I am now thinking it's best to just warn on that funky unit. It never gets used in calculations, anyhow.

PS. I will make sure that as.cm() works ok on these data ... probably if that takes more then 3 lines of code I'll make an issue.

dankelley commented 8 years ago

Whoa, there is no as.cm(). I'll add an issue and fix tonight or tomorrow.

dankelley commented 8 years ago

Hm. heading is used in data(cm) and that data type is several years old, so we may be stuck with that. I don't think it makes sense for Interocean S4 data, though! I looked at the file used for data(cm) and it is an ascii file that uses the word Dir for this variable.

The word heading makes no sense for an S4 (in my opinion) since I really think the word suggests something (a ship, a fared device, etc) that 'heads' into the wind. And the S4 is a sphere, which doesn't do anything like that!

We don't want a lot of inconsistency. The word used for these ODF current-meter data is certainly "direction", and that would argue to save it as e.g. directionTrue in the object ... but then as.cm() would switch it to heading, which seems a bit confusing.

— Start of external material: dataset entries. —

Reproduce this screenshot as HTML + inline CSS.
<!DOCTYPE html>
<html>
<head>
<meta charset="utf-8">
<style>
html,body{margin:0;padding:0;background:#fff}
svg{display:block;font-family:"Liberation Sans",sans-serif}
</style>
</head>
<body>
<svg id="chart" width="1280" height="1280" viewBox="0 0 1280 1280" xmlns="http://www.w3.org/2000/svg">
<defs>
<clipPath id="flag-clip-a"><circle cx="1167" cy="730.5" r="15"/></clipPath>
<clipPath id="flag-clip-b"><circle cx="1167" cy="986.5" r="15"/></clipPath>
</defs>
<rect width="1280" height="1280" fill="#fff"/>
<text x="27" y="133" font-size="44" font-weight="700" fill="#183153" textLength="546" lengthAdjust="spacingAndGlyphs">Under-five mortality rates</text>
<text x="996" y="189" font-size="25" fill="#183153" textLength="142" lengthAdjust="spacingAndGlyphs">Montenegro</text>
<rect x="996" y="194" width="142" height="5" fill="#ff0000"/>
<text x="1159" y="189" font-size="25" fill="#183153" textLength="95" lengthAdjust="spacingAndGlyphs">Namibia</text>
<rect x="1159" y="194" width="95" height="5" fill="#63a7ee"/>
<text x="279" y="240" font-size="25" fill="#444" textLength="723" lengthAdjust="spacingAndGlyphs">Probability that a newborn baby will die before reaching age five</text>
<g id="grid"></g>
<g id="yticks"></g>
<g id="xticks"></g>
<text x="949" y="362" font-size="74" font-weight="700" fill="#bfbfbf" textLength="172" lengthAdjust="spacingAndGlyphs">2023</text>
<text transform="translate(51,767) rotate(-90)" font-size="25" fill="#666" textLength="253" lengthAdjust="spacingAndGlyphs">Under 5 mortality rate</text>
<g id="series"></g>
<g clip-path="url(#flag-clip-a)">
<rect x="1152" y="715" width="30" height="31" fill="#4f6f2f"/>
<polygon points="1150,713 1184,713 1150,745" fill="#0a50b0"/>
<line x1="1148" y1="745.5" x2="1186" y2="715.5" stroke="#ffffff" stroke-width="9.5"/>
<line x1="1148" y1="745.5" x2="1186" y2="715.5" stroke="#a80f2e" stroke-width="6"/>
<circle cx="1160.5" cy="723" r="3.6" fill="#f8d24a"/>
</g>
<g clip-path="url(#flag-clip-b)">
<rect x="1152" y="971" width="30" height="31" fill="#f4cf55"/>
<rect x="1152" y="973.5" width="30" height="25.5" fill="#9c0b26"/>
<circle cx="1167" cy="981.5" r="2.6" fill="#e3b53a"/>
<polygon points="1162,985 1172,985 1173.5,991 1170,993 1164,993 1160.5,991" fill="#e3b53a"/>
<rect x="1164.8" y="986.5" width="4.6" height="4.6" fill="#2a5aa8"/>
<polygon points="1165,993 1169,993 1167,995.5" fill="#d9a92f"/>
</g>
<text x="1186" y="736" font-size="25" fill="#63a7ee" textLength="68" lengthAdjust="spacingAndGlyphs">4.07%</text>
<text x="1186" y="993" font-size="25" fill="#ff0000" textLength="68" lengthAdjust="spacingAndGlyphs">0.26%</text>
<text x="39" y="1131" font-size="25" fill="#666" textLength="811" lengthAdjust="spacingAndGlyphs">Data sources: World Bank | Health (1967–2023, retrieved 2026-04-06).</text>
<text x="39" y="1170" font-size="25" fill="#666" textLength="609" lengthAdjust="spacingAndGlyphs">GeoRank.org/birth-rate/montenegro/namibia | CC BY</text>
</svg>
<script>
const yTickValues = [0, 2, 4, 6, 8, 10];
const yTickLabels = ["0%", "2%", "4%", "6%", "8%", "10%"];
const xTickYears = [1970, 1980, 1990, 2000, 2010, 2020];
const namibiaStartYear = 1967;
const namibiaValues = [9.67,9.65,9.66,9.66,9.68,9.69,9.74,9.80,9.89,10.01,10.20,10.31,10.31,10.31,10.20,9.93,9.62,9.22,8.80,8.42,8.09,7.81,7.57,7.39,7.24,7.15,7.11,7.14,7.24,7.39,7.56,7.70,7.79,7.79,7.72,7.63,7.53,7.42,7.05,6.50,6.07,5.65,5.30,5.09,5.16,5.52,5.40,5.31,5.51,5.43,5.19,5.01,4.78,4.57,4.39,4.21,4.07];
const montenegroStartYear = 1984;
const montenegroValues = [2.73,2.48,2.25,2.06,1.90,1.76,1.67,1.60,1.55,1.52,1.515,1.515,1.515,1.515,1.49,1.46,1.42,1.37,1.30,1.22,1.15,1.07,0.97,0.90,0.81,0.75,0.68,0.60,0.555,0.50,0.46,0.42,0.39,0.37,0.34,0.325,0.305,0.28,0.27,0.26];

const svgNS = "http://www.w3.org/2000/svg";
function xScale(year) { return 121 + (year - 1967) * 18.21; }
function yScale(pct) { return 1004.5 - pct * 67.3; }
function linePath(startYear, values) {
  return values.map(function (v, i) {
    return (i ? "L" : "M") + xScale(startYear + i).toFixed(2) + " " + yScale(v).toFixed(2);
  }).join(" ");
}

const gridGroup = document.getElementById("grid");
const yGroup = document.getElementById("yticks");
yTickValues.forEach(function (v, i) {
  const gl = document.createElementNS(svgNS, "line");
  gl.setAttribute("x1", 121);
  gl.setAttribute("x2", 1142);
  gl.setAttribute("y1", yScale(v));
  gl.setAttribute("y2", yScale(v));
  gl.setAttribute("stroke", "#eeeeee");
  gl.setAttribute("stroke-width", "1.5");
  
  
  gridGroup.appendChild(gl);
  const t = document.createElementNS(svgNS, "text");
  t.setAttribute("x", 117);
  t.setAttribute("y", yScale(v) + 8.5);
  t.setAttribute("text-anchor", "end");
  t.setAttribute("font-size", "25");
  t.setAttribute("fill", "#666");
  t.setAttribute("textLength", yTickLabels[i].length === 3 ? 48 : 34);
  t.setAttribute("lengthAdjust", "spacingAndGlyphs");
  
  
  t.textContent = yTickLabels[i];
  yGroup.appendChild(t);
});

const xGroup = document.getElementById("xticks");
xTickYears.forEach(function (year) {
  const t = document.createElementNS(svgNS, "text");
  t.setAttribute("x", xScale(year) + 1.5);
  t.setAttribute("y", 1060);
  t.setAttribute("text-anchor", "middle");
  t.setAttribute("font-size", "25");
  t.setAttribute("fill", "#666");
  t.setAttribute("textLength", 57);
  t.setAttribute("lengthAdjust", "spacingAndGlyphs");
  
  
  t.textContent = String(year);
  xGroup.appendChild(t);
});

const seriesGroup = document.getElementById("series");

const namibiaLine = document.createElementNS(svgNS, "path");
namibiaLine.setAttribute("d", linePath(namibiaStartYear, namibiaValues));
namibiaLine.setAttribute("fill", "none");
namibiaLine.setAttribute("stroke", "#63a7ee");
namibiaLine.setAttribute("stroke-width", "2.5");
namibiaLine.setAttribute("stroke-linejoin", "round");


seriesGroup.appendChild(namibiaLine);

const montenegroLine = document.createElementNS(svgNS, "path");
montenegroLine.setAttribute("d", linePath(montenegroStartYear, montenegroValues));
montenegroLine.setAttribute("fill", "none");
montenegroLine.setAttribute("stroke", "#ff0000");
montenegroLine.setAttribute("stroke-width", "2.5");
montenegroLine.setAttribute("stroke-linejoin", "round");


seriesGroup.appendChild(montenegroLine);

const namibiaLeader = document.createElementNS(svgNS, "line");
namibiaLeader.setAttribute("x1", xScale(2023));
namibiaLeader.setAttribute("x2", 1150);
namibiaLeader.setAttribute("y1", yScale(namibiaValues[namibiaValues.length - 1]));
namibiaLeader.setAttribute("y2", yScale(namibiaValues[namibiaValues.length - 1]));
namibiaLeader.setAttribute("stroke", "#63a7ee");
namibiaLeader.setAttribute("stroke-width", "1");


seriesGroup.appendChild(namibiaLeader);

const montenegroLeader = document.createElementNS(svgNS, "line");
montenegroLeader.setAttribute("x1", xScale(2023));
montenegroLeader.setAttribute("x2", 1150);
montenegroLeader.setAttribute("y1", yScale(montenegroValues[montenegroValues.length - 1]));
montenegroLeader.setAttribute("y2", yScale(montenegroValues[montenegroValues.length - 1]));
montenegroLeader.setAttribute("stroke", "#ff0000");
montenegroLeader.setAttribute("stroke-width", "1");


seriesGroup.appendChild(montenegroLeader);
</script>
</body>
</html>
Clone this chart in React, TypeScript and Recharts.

So it seems to be a choice between a bit of confusion, and a change to years-old code. I am leaning to changing that years-old code, because I cannot recall a single user (other than Clark and me) who has used Interocean S4 data, and both Clark and I can easily tweak any of our code, if we have to, for a simple name change. (Note: the plot method can handle things internally.)

What do you think, Clark ( @richardsc ) ? Alter the existing name in cm objects (my choice) or just live with what seems the unphysical variable name "heading"?

richardsc commented 8 years ago

I agree with you. Heading indicates an instrument direction and not a current direction, so the s4 code should be changed. Aanderaa current meters and s4 current meters should both be consistently stored in cm objects.

This also suggests that the s4 code should distinguish between magnetic and true (if possible).

dankelley commented 8 years ago

Good. I will recode for the new name directionTrue tomorrow sometime. I basically have as.cm() working but am not going to commit until a new day when my eyes are keen enough to see what I'm doing. As always, thanks!

dankelley commented 8 years ago

Actually, as I look at the code I've just written, I think it should be called direction. We don't say e.g. temperatureCalibrated or similar. I don't think we need the postfix adjective. I think the magnetic should get a special name (directionMagnetic), however, because if we have two direction variables it may cause confusion. So I'll code that tomorrow morning, unless an objection appears here tonight.

dankelley commented 8 years ago

I have this working now in develop commit 8d332972b7912762ecd5cffa02ef16b2b07fafd7

I decided to call the direction variable as direction, for reasons mentioned in the just-previous comment. This is new, so it could change if someone argues for that.

Closing.

dankelley commented 8 years ago

Postscript. This confusion came about because of inconsistencies in ODF files. One file had e.g.

  CODE= 'PSAL_01',

but another had e.g.

  CODE=TEMP_01,

and that difference (spaces and quote marks) was messing up the decoder. I do not have a lot of confidence that the updated code is going to work for a broad suite of files but I prefer to keep this closed and open new (finer-grained) issues as and if they come up.